Over the years, I’ve learned that many of us experience imposter syndrome throughout our careers, regardless of age, gender or position held.
I am frequently blown away by what people achieve but continue to feel below par and that they’re not good enough; often believing someone else can do it better. It’s a complex piece that I don’t pretend to fully understand, but for me, imposter syndrome is about a fear of failure, not fitting in, not being liked or accepted and not having that secure feeling of belonging.
Despite external evidence to the contrary, many people struggle to see their own capabilities and feel good about themselves. Often citing that they’ve just been lucky or compliments coming from family and friends are meaningless. External validation from strangers or a figure of authority can often be easily accepted though.
Perhaps there is an element of us thinking we’re arrogant or bragging if we recognise our own achievements and instead just put it down to luck and circumstance. We have been taught that we’re not better than anyone else (true enough) but perhaps we take this to an extreme where we don’t believe we excel at anything. And that we won’t be liked or accepted if we do.
People suffering with imposter syndrome can struggle to see in themselves what others see. They worry that others ‘big them up’ more than they are – more intelligent than they believe they are, more confident than they themselves feel and therefore feel like a fraud. “I’m not who you say I am.”
Is this fed by a need to be perfect ever validated by social media? A constant comparison to others’ and being told what perfect is? And that perfect is what we should all be? Intellectually, we get that the answer is a big fat “No! I don’t want to be perfect” but on some level we are comparing ourselves to something or someone and feeling like we don’t measure up.
So how do you overcome imposter syndrome? The focus needs to shift from comparison and measuring to self-acceptance, self-love, being unapologetically you, allowing yourself to make mistakes without judgement. Recognising your worth, focusing on you. Look at previous achievements, look at what you had to overcome to get there.
What evidence do you have that you are capable?
What would you tell your best friend in the same scenario?

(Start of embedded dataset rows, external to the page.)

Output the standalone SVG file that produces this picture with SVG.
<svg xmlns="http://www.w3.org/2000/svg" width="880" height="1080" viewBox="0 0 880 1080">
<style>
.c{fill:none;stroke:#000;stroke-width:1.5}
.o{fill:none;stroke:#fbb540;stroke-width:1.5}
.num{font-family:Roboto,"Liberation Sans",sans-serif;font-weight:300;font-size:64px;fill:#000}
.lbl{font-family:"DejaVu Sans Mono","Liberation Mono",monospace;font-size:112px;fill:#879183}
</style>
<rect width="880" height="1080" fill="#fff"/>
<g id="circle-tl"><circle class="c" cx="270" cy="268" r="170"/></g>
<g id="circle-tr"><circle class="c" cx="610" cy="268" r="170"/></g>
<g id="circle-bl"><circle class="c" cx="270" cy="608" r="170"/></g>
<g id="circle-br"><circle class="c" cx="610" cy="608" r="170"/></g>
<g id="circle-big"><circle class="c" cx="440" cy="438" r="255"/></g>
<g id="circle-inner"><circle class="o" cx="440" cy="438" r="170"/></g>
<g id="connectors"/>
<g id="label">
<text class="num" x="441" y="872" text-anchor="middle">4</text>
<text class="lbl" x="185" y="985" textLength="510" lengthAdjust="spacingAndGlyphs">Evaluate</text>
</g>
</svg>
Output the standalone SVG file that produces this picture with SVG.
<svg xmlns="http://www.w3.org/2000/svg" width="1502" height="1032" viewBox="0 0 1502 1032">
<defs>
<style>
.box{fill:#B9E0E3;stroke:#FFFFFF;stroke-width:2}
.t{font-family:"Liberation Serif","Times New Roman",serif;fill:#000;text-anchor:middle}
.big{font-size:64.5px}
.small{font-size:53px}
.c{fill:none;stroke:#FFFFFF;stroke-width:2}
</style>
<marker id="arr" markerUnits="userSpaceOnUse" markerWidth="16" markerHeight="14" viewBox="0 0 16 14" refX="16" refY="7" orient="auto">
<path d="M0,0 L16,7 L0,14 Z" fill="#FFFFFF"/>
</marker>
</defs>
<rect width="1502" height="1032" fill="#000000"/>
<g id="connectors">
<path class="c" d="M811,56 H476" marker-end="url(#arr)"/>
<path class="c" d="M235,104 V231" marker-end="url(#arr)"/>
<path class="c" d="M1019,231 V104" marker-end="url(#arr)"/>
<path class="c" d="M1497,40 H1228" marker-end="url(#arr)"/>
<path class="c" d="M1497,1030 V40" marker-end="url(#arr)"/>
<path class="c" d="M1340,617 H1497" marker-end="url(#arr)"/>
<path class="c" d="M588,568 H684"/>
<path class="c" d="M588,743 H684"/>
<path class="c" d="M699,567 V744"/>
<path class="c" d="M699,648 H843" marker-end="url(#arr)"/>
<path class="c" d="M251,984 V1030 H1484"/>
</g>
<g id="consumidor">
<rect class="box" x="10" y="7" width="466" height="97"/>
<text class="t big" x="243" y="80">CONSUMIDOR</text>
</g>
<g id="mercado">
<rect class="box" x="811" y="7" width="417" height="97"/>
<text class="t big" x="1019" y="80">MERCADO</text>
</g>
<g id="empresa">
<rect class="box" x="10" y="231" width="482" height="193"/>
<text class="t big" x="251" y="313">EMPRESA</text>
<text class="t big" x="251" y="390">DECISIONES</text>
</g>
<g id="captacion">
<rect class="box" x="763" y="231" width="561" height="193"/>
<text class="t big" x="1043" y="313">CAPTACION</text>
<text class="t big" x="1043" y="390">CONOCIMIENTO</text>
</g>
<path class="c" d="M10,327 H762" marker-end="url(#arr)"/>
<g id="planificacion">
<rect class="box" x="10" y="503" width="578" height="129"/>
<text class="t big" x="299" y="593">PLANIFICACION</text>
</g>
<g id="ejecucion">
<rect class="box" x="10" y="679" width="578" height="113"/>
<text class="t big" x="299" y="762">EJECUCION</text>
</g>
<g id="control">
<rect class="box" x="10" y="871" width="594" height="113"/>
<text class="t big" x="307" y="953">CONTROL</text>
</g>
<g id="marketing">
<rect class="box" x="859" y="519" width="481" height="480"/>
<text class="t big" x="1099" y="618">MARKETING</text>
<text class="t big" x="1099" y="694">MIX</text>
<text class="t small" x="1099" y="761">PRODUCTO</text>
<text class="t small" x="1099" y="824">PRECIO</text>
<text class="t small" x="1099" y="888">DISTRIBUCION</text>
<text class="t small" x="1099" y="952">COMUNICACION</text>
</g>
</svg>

How would the pressure shift if you talked to someone about how you were feeling? Processing our emotions is key to being able to move forward and grow, perhaps talking about it would help achieve that.
All the time we focus on being like someone else and striving for 'perfection' we are telling ourselves a story - one that says we're not good enough as we are. No wonder we start looking at what we perceive to be our inadequacies and feeling like a fraud.
So, what if we started telling ourselves a different story? A story that supports our uniqueness, individuality, worthiness? A story that empowers us and inspires others to do the same? How would it be if we all celebrated each others' uniqueness and the value that has in our communities and teams?
Enjoy being perfectly you, no-one does it better.